Ad avvicinare Roma e la Repubblica Popolare ci sono esigenze complementari. Fra “gli obiettivi principali” del gruppo di lavoro insediatosi al Mise, ha twittato Geraci, c’è “quello della digitalizzazione delle Pmi italiane che attualmente non riescono a penetrare il difficile mercato cinese, ormai interamente dominato da piattaforme on-line come Alibaba, Jing Dong, Weixin, Weibo, Kaola e Xiao Hong Shu”. Proprio con Alibaba, ad esempio, aveva spiegato Geraci a Formiche.net, si sta “portando avanti un progetto per inserire le aziende italiane in un hub della famosa piattaforma di e-commerce cinese”. Ma non viene sottovalutata nemmeno l’attrazione di preziosi investimenti, dal momento che, nota ancora l’esponente del Mise, la società cinese “investe circa 20 miliardi di dollari all’anno in ricerca e sviluppo e dove il 40% degli impiegati lavora nel dipartimento R&D”.
Dal canto suo, Huawei cerca invece di consolidare i recenti risultati positivi – ad agosto la vendita dei suoi smartphone ha superato a livello mondiale quella di Apple, piazzandosi subito dopo Samsung che resiste al primo posto – e di guadagnare nuove fette di mercato in ambiti strategici come quello delle reti e delle infrastrutture.

I RISCHI SECONDO GLI ESPERTI

Matrimonio in vista, dunque?
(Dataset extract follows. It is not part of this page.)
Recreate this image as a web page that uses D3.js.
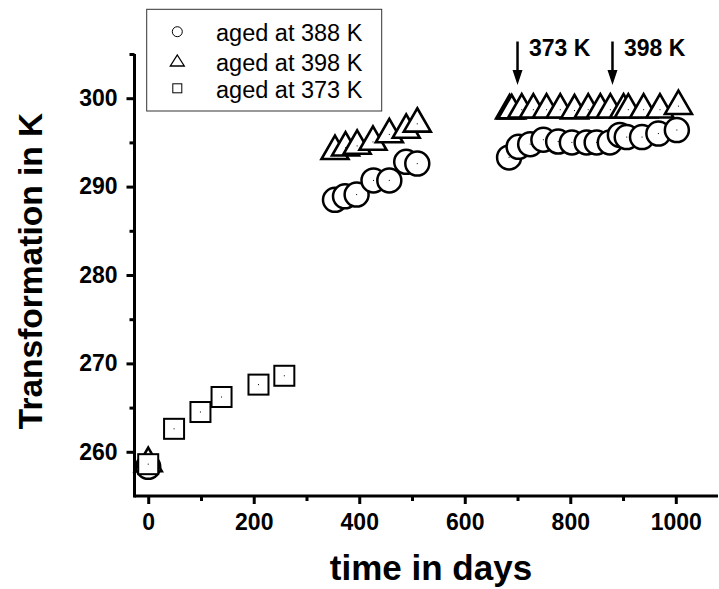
<!DOCTYPE html>
<html>
<head>
<meta charset="utf-8">
<script src="https://cdn.jsdelivr.net/npm/d3@7"></script>
<style>
  html, body { margin: 0; padding: 0; background: #fff; }
  svg { display: block; font-family: "Liberation Sans", Arial, Helvetica, sans-serif; }
</style>
</head>
<body>
<script>
// ---- data ----
const xTicks = [0, 200, 400, 600, 800, 1000];
const xMinorTicks = [100, 300, 500, 700, 900];
const yTicks = [260, 270, 280, 290, 300];
const yMinorTicks = [265, 275, 285, 295, 305];

// aged at 388 K (circles)
const c388Days = [0, 354, 373, 395, 427, 457, 489, 510, 684, 702, 724, 749, 777, 803, 831, 850, 875, 894, 907, 936, 967, 1002];
const c388Vals = [258.3, 288.5, 288.9, 289.1, 290.7, 290.7, 292.8, 292.6, 293.3, 294.5, 294.8, 295.3, 295.1, 295.0, 295.0, 295.0, 295.0, 295.85, 295.6, 295.6, 296.0, 296.4];

// aged at 398 K (triangles)
const t398Days = [0, 354, 374, 396, 426, 457, 489, 510, 685, 689, 708, 730, 755, 781, 808, 834, 857, 876, 901, 910, 939, 970, 1005];
const t398Vals = [258.7, 294.0, 294.4, 294.6, 295.05, 295.9, 296.4, 297.1, 298.6, 298.6, 298.7, 298.7, 298.7, 298.7, 298.6, 298.7, 298.7, 298.7, 298.7, 298.7, 298.7, 298.7, 299.1];

// aged at 373 K (squares)
const s373Days = [0, 49, 99, 139, 209, 258];
const s373Vals = [258.6, 262.6, 264.5, 266.2, 267.6, 268.6];

const legendLabels = ["aged at 388 K", "aged at 398 K", "aged at 373 K"];
const arrowDays = [700, 880];
const arrowLabels = ["373 K", "398 K"];

// ---- layout ----
const W = 719, H = 589;
const svg = d3.select("body").append("svg").attr("width", W).attr("height", H);

const x = d3.scaleLinear().domain([-26, 1080]).range([134.5, 718]);
const y = d3.scaleLinear().domain([255, 305]).range([496, 54]);

// ---- markers ----
const triPath = (() => {
  const hw = 13.5, h = 23.4;
  return `M0,${-h * 2 / 3}L${hw},${h / 3}L${-hw},${h / 3}Z`;
})();

function drawMarkers(days, vals, kind) {
  const g = svg.append("g");
  days.forEach((d, i) => {
    const m = g.append("g").attr("transform", `translate(${x(d)},${y(vals[i])})`);
    if (kind === "circle") {
      m.append("circle").attr("r", 12).attr("fill", "#fff").attr("stroke", "#000").attr("stroke-width", 2.5);
    } else if (kind === "tri") {
      m.append("path").attr("d", triPath).attr("fill", "#fff").attr("stroke", "#000")
        .attr("stroke-width", 2.6).attr("stroke-linejoin", "miter");
    } else {
      m.append("rect").attr("x", -10).attr("y", -10).attr("width", 20).attr("height", 20)
        .attr("fill", "#fff").attr("stroke", "#000").attr("stroke-width", 2);
    }
    m.append("rect").attr("x", -0.5).attr("y", -0.5).attr("width", 1).attr("height", 1).attr("fill", "#000");
  });
}
drawMarkers(c388Days, c388Vals, "circle");
drawMarkers(t398Days, t398Vals, "tri");
drawMarkers(s373Days, s373Vals, "square");

// ---- axes ----
const fontTick = 23;
const xAxis = svg.append("g").attr("transform", `translate(0,${y(255)})`)
  .call(d3.axisBottom(x).tickValues(xTicks).tickSize(8).tickPadding(10).tickFormat(d3.format("d")));
const xMinor = svg.append("g").attr("transform", `translate(0,${y(255)})`)
  .call(d3.axisBottom(x).tickValues(xMinorTicks).tickSize(5).tickFormat(""));
const yAxis = svg.append("g").attr("transform", `translate(${x(-26)},0)`)
  .call(d3.axisLeft(y).tickValues(yTicks).tickSize(8).tickPadding(9).tickFormat(d3.format("d")));
const yMinor = svg.append("g").attr("transform", `translate(${x(-26)},0)`)
  .call(d3.axisLeft(y).tickValues(yMinorTicks).tickSize(5).tickFormat(""));

[xAxis, xMinor, yAxis, yMinor].forEach(a => {
  a.select(".domain").remove();
  a.selectAll(".tick line").attr("stroke", "#000").attr("stroke-width", 3);
  a.selectAll(".tick text").attr("fill", "#000").style("font-size", fontTick + "px")
    .style("font-weight", "bold").style("font-family", '"Liberation Sans", Arial, sans-serif');
});
// axis lines
svg.append("line").attr("x1", x(-26)).attr("x2", x(1080)).attr("y1", y(255)).attr("y2", y(255))
  .attr("stroke", "#000").attr("stroke-width", 3);
svg.append("line").attr("x1", x(-26)).attr("x2", x(-26)).attr("y1", y(255) + 1.5).attr("y2", y(305))
  .attr("stroke", "#000").attr("stroke-width", 3);

// axis titles
svg.append("text").attr("x", 431).attr("y", 580).attr("text-anchor", "middle")
  .style("font-size", "35px").style("font-weight", "bold").text("time in days");
svg.append("text").attr("transform", "translate(41.5,271) rotate(-90)").attr("text-anchor", "middle")
  .style("font-size", "33.5px").style("font-weight", "bold").text("Transformation in K");

// ---- arrows & annotations ----
arrowDays.forEach((d, i) => {
  const ax = x(d);
  svg.append("line").attr("x1", ax).attr("x2", ax).attr("y1", 41.5).attr("y2", 72)
    .attr("stroke", "#000").attr("stroke-width", 2.5);
  svg.append("path").attr("d", `M${ax - 5},${70}L${ax + 5},${70}L${ax},${85}Z`).attr("fill", "#000");
  svg.append("text").attr("x", ax + 11.5).attr("y", 56).style("font-size", "23px")
    .style("font-weight", "bold").text(arrowLabels[i]);
});

// ---- legend ----
const lg = svg.append("g");
lg.append("rect").attr("x", 146.7).attr("y", 9.3).attr("width", 235).attr("height", 101.7)
  .attr("fill", "#fff").attr("stroke", "#333").attr("stroke-width", 1);
const rowY = [31.7, 61, 88.3];
const kinds = ["circle", "tri", "square"];
kinds.forEach((k, i) => {
  const m = lg.append("g").attr("transform", `translate(177.3,${rowY[i]})`);
  if (k === "circle") m.append("circle").attr("r", 5).attr("fill", "#fff").attr("stroke", "#000").attr("stroke-width", 1);
  else if (k === "tri") m.append("path").attr("d", "M0,-6L7,5L-7,5Z").attr("fill", "#fff").attr("stroke", "#000").attr("stroke-width", 1.3);
  else m.append("rect").attr("x", -4.5).attr("y", -4.5).attr("width", 9).attr("height", 9).attr("fill", "#fff").attr("stroke", "#000").attr("stroke-width", 1);
  lg.append("text").attr("x", 216).attr("y", rowY[i] + 9.5).style("font-size", "23.5px").text(legendLabels[i]);
});
</script>
</body>
</html>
Non necessariamente, anzi. Per ora si tratta solo di una “promessa” di fidanzamento. L’operazione, infatti, è tutt’altro che semplice o scontata, come in un certo senso traspare anche dalle parole di Geraci che la definisce un’idea “per migliorare la competitività del nostro sistema imprenditoriale”, ma “da affinare”. Anche perché, rilevano alcuni addetti ai lavori, gli ostacoli da superare potrebbero non essere solo di natura economica.
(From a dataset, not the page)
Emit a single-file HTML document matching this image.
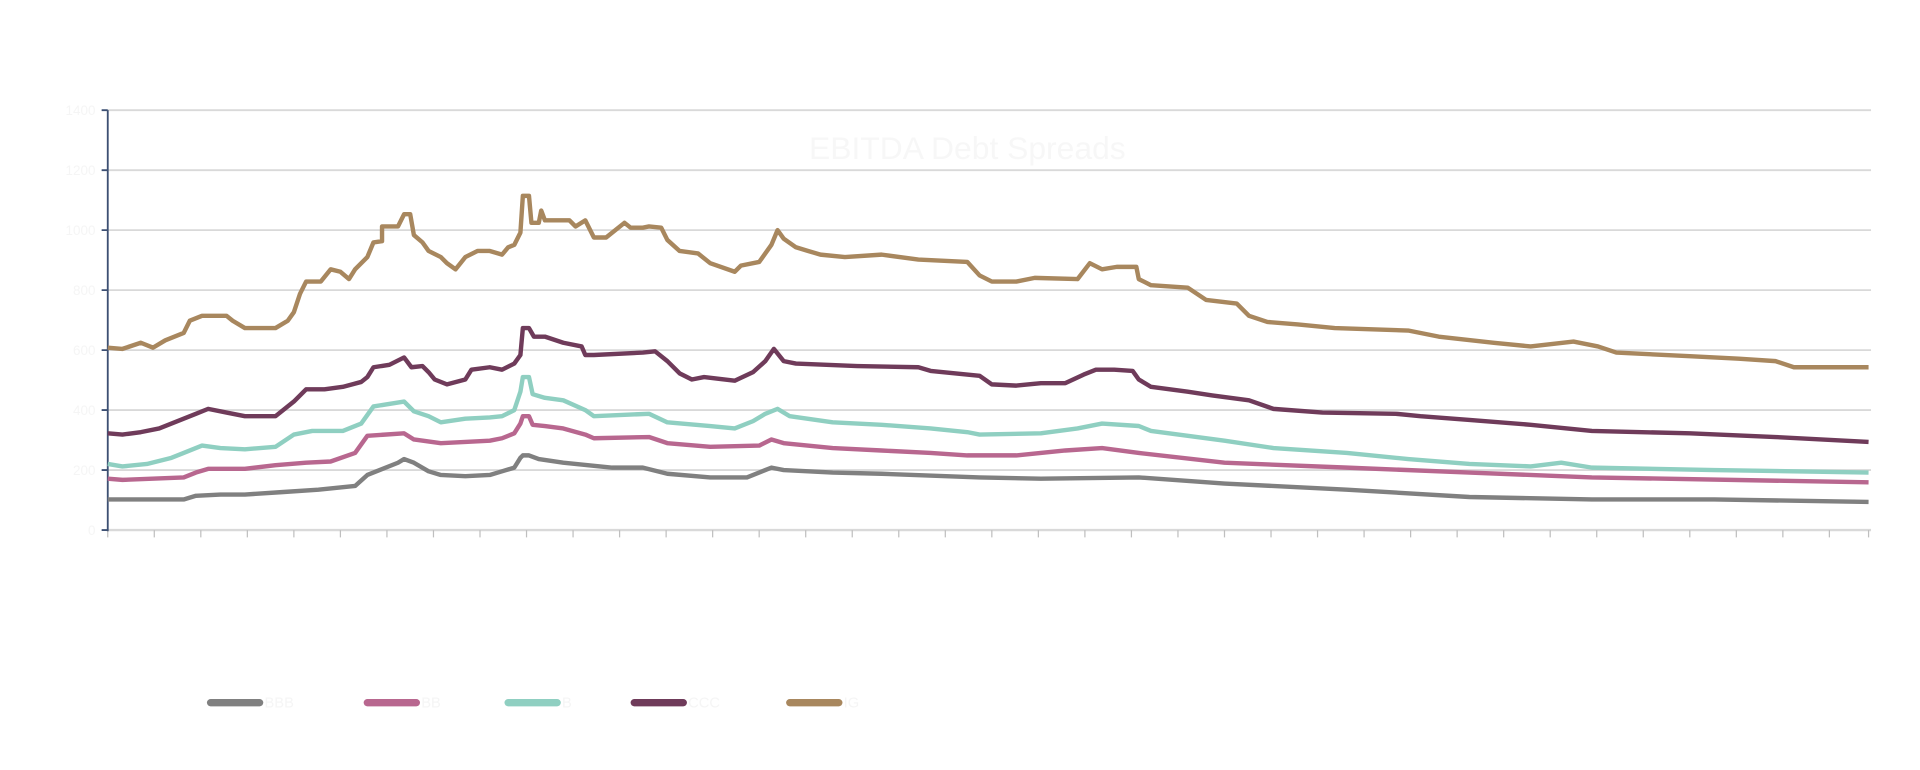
<!DOCTYPE html>
<html><head><meta charset="utf-8"><style>
html,body{margin:0;padding:0;background:#fff;width:1920px;height:770px;overflow:hidden}
svg{display:block}
</style></head><body>
<svg width="1920" height="770" viewBox="0 0 1568 629" preserveAspectRatio="none" xmlns="http://www.w3.org/2000/svg" font-family="Liberation Sans, sans-serif">
<text x="790" y="130" text-anchor="middle" font-size="26" fill="#f7f7f7">EBITDA Debt Spreads</text>
<g stroke="#d9d9d9" stroke-width="1.5">
<line x1="88" y1="90" x2="1528" y2="90"/><line x1="88" y1="139" x2="1528" y2="139"/><line x1="88" y1="188" x2="1528" y2="188"/><line x1="88" y1="237" x2="1528" y2="237"/><line x1="88" y1="286" x2="1528" y2="286"/><line x1="88" y1="335" x2="1528" y2="335"/><line x1="88" y1="384" x2="1528" y2="384"/><line x1="88" y1="433" x2="1528" y2="433" stroke-width="2"/>
</g>
<g stroke="#bfbfbf" stroke-width="1">
<path d="M88 433v6M126 433v6M164 433v6M202 433v6M240 433v6M278 433v6M316 433v6M354 433v6M392 433v6M430 433v6M468 433v6M506 433v6M544 433v6M582 433v6M620 433v6M658 433v6M696 433v6M734 433v6M772 433v6M810 433v6M848 433v6M886 433v6M924 433v6M962 433v6M1000 433v6M1038 433v6M1076 433v6M1114 433v6M1152 433v6M1190 433v6M1228 433v6M1266 433v6M1304 433v6M1342 433v6M1380 433v6M1418 433v6M1456 433v6M1494 433v6M1526 433v6"/>
</g>
<g stroke="#3d5073" stroke-width="1.5">
<line x1="88" y1="90" x2="88" y2="434"/>
<path d="M83 90h5M83 139h5M83 188h5M83 237h5M83 286h5M83 335h5M83 384h5M83 433h5"/>
</g>
<g fill="#f5f5f5" font-size="11" text-anchor="end">
<text x="78" y="94">1400</text><text x="78" y="143">1200</text><text x="78" y="192">1000</text><text x="78" y="241">800</text><text x="78" y="290">600</text><text x="78" y="339">400</text><text x="78" y="388">200</text><text x="78" y="437">0</text>
</g>
<g fill="none" stroke-width="3.6" stroke-linejoin="round">
<polyline stroke="#a8875e" points="88,284 100,285 115,280 125,284 135,278 150,272 155,262 165,258 185,258 190,262 200,268 225,268 235,262 240,255 245,240 250,230 262,230 270,220 278,222 285,228 290,220 300,210 305,198 312,197 312,185 325,185 330,175 335,175 338,192 345,198 350,205 360,210 365,215 372,220 380,210 390,205 400,205 410,208 415,202 420,200 425,190 427,160 432,160 434,182 440,182 442,172 445,180 465,180 470,185 478,180 485,194 495,194 510,182 515,186 525,186 530,185 540,186 545,196 555,205 570,207 580,215 600,222 605,217 620,214 630,200 635,188 640,195 650,202 660,205 670,208 690,210 720,208 750,212 790,214 800,225 810,230 830,230 845,227 880,228 890,215 900,220 912,218 928,218 930,228 940,233 970,235 985,245 1010,248 1020,258 1035,263 1060,265 1090,268 1150,270 1175,275 1220,280 1250,283 1285,279 1305,283 1320,288 1380,291 1420,293 1450,295 1465,300 1526,300"/>
<polyline stroke="#6f3b5a" points="88,354 100,355 115,353 130,350 150,342 160,338 170,334 185,337 200,340 225,340 240,328 250,318 265,318 280,316 295,312 300,308 305,300 318,298 330,292 336,300 345,299 350,304 355,310 365,314 380,310 385,302 400,300 410,302 420,297 425,290 427,268 432,268 436,275 445,275 460,280 475,283 478,290 485,290 525,288 535,287 545,295 555,305 565,310 575,308 600,311 615,304 625,295 632,285 640,295 650,297 700,299 750,300 760,303 800,307 810,314 830,315 850,313 870,313 885,306 895,302 910,302 925,303 930,310 940,316 970,320 990,323 1020,327 1040,334 1080,337 1140,338 1160,340 1200,343 1250,347 1300,352 1380,354 1450,357 1526,361"/>
<polyline stroke="#8fcfc1" points="88,379 100,381 120,379 140,374 150,370 165,364 180,366 200,367 225,365 240,355 255,352 280,352 295,346 305,332 330,328 338,336 350,340 360,345 380,342 400,341 410,340 420,335 425,320 427,308 432,308 435,322 445,325 460,327 478,335 485,340 530,338 545,345 580,348 600,350 615,344 625,338 635,334 645,340 680,345 720,347 760,350 790,353 800,355 850,354 880,350 900,346 930,348 940,352 970,356 1000,360 1040,366 1100,370 1150,375 1200,379 1250,381 1275,378 1300,382 1400,384 1526,386"/>
<polyline stroke="#b8678f" points="88,391 100,392 150,390 160,386 170,383 200,383 225,380 250,378 270,377 290,370 300,356 330,354 338,359 360,362 400,360 410,358 420,354 425,346 427,340 432,340 435,347 445,348 460,350 478,355 485,358 530,357 545,362 580,365 620,364 630,359 640,362 680,366 720,368 760,370 790,372 830,372 870,368 900,366 930,370 1000,378 1100,382 1200,386 1300,390 1526,394"/>
<polyline stroke="#808080" points="88,408 150,408 160,405 180,404 200,404 230,402 260,400 290,397 300,388 310,384 325,378 330,375 338,378 350,385 360,388 380,389 400,388 410,385 420,382 425,374 427,372 432,372 440,375 460,378 500,382 525,382 545,387 580,390 610,390 625,384 630,382 640,384 680,386 720,387 800,390 850,391 930,390 1000,395 1100,400 1200,406 1300,408 1400,408 1526,410"/>
</g>
<g stroke-width="6" stroke-linecap="round">
<line x1="172" y1="574" x2="212" y2="574" stroke="#808080"/>
<line x1="300" y1="574" x2="340" y2="574" stroke="#b8678f"/>
<line x1="415" y1="574" x2="455" y2="574" stroke="#8fcfc1"/>
<line x1="518" y1="574" x2="558" y2="574" stroke="#6f3b5a"/>
<line x1="645" y1="574" x2="685" y2="574" stroke="#a8875e"/>
</g>
<g fill="#f5f5f5" font-size="12">
<text x="216" y="578">BBB</text><text x="344" y="578">BB</text><text x="459" y="578">B</text><text x="562" y="578">CCC</text><text x="689" y="578">IG</text>
</g>
</svg>
</body></html>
Ben vengano l’e-commerce e l’esportazione di prodotti italiani nell’immenso mercato cinese, ma aprire oggi le porte al Dragone in settori altamente strategici, ha detto sempre a questa testata Luciano Bozzo, presidente del corso di Laurea magistrale in Relazioni internazionali e all’Università di Firenze e direttore del Corso in Intelligence e sicurezza nazionale, è un’operazione non priva di rischi, dal momento che su alcuni dossier potrebbe porre un problema di collocazione internazionale del nostro Paese e nel rapporto con gli Stati Uniti.
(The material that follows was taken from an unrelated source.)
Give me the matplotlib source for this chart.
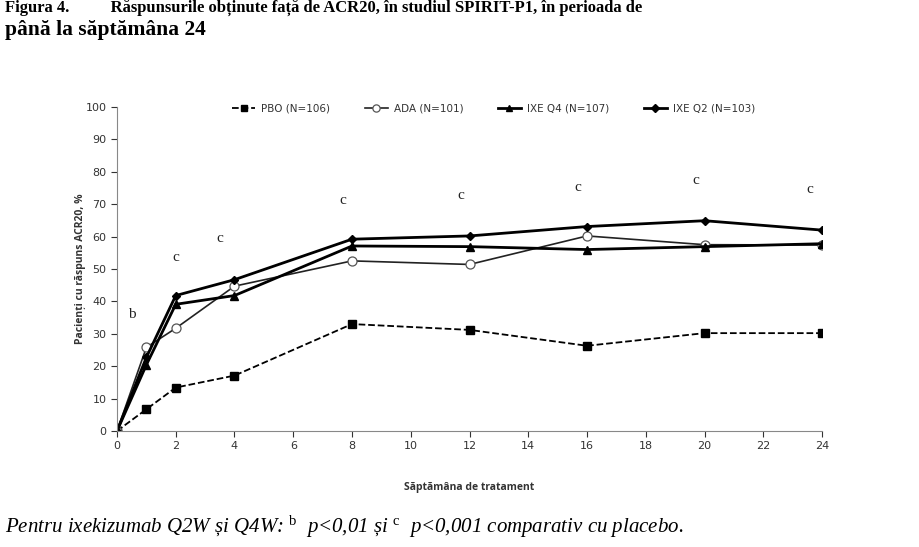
import matplotlib.pyplot as plt

weeks = [0, 1, 2, 4, 8, 12, 16, 20, 24]
pbo = [0, 6.7, 13.4, 17.1, 33.0, 31.2, 26.3, 30.2, 30.2]
ada = [0, 25.8, 31.7, 44.7, 52.5, 51.4, 60.2, 57.5, 57.4]
ixe_q4 = [0, 20.4, 39.1, 41.8, 57.1, 56.9, 56.0, 56.9, 57.8]
ixe_q2 = [0, 22.7, 41.8, 46.7, 59.2, 60.2, 63.1, 64.9, 62.0]

# significance letters: (x, y, letter)
sig_x = [0.5, 2.0, 3.5, 7.7, 11.7, 15.7, 19.7, 23.6]
sig_y = [36.0, 53.5, 59.5, 71.0, 72.8, 75.0, 77.2, 74.5]
sig_txt = ['b', 'c', 'c', 'c', 'c', 'c', 'c', 'c']

plt.rcParams['mathtext.fontset'] = 'custom'
plt.rcParams['mathtext.rm'] = 'Liberation Serif'
plt.rcParams['mathtext.it'] = 'Liberation Serif:italic'

fig = plt.figure(figsize=(9.19, 5.47), dpi=100)
ax = fig.add_axes([0.1273, 0.2121, 0.7672, 0.5923])

ax.plot(weeks, pbo, '--', color='black', lw=1.3, marker='s', ms=5.5,
        label='PBO (N=106)')
ax.plot(weeks, ada, '-', color='#222222', lw=1.2, marker='o', ms=6.5,
        mfc='white', mec='#555555', mew=0.9, label='ADA (N=101)')
ax.plot(weeks, ixe_q4, '-', color='black', lw=2.0, marker='^', ms=6,
        label='IXE Q4 (N=107)')
ax.plot(weeks, ixe_q2, '-', color='black', lw=2.0, marker='D', ms=4.5,
        label='IXE Q2 (N=103)')

for x, y, t in zip(sig_x, sig_y, sig_txt):
    ax.text(x, y, t, fontsize=11, family='Liberation Serif',
            ha='center', va='center', color='#222222')

ax.set_xlim(0, 24)
ax.set_ylim(0, 100)
ax.set_xticks(range(0, 25, 2))
ax.set_yticks(range(0, 101, 10))
ax.tick_params(labelsize=8, colors='#333333', length=4, width=0.8)
for s in ['top', 'right']:
    ax.spines[s].set_visible(False)
for s in ['left', 'bottom']:
    ax.spines[s].set_color('#888888')

ax.set_xlabel('Săptămâna de tratament', fontsize=7.5, fontweight='bold',
              family='Open Sans', color='#333333', labelpad=22)
ax.set_ylabel('Pacienți cu răspuns ACR20, %', fontsize=7.5,
              fontweight='bold', family='Open Sans', color='#333333',
              labelpad=0)

leg = ax.legend(loc='upper left', bbox_to_anchor=(0.15, 1.04), ncol=4,
                frameon=False, fontsize=7.5, handlelength=2.2,
                columnspacing=3.3, handletextpad=0.6, markerscale=0.8)
for t in leg.get_texts():
    t.set_color('#333333')

fig.text(0.005, 1.0, 'Figura 4.          Răspunsurile obținute față de ACR20, '
         'în studiul SPIRIT-P1, în perioada de', fontsize=12,
         family='Liberation Serif', fontweight='bold', va='top')
fig.text(0.005, 0.963, 'până la săptămâna 24', fontsize=15.5,
         family='Liberation Serif', fontweight='bold', va='top')

fig.text(0.005, 0.037,
         r'Pentru ixekizumab Q2W și Q4W: $^{\mathrm{b}}$  p<0,01 și '
         r'$^{\mathrm{c}}$  p<0,001 comparativ cu placebo.',
         fontsize=15, family='Liberation Serif', style='italic',
         va='center')

fig.savefig('out.png', dpi=100)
LO SCENARIO INTERNAZIONALE

Proprio tra Washington e i colossi della telefonia e delle reti di Pechino – Huawei e Zte su tutti – è in atto una intensa battaglia dai risvolti non solo commerciali, ma anche di sicurezza. Sono molti i casi recenti che li vedono contrapposti e che vanno dallo stop all’acquisizione di MoneyGram per mano di Alibaba al “no” all’accordo tra AT&T e Huawei, passando per le tensioni con Zte e il divieto del Pentagono di vendere smartphone cinesi nelle basi militari Usa. Alla base di questa ostilità, ha commentato lo storico ed economista Giulio Sapelli parlando all’agenzia Cyber Affairs, ci sarebbe innanzitutto il fatto che l’espansione dei colossi tech di Pechino attira da tempo i “sospetti dei servizi d’intelligence occidentali”, che li ritengono “troppo legati al loro governo” con il quale potrebbero condividere informazioni sensibili. Una lettura che fa il paio con alcune valutazioni, messe nero su bianco in un report pubblico dell’Odni, secondo il quale l’attivismo informatico di Pechino (e non solo) rappresenterà, nel corso del prossimo anno, la maggiore minaccia cyber per la sicurezza degli Stati Uniti d’America.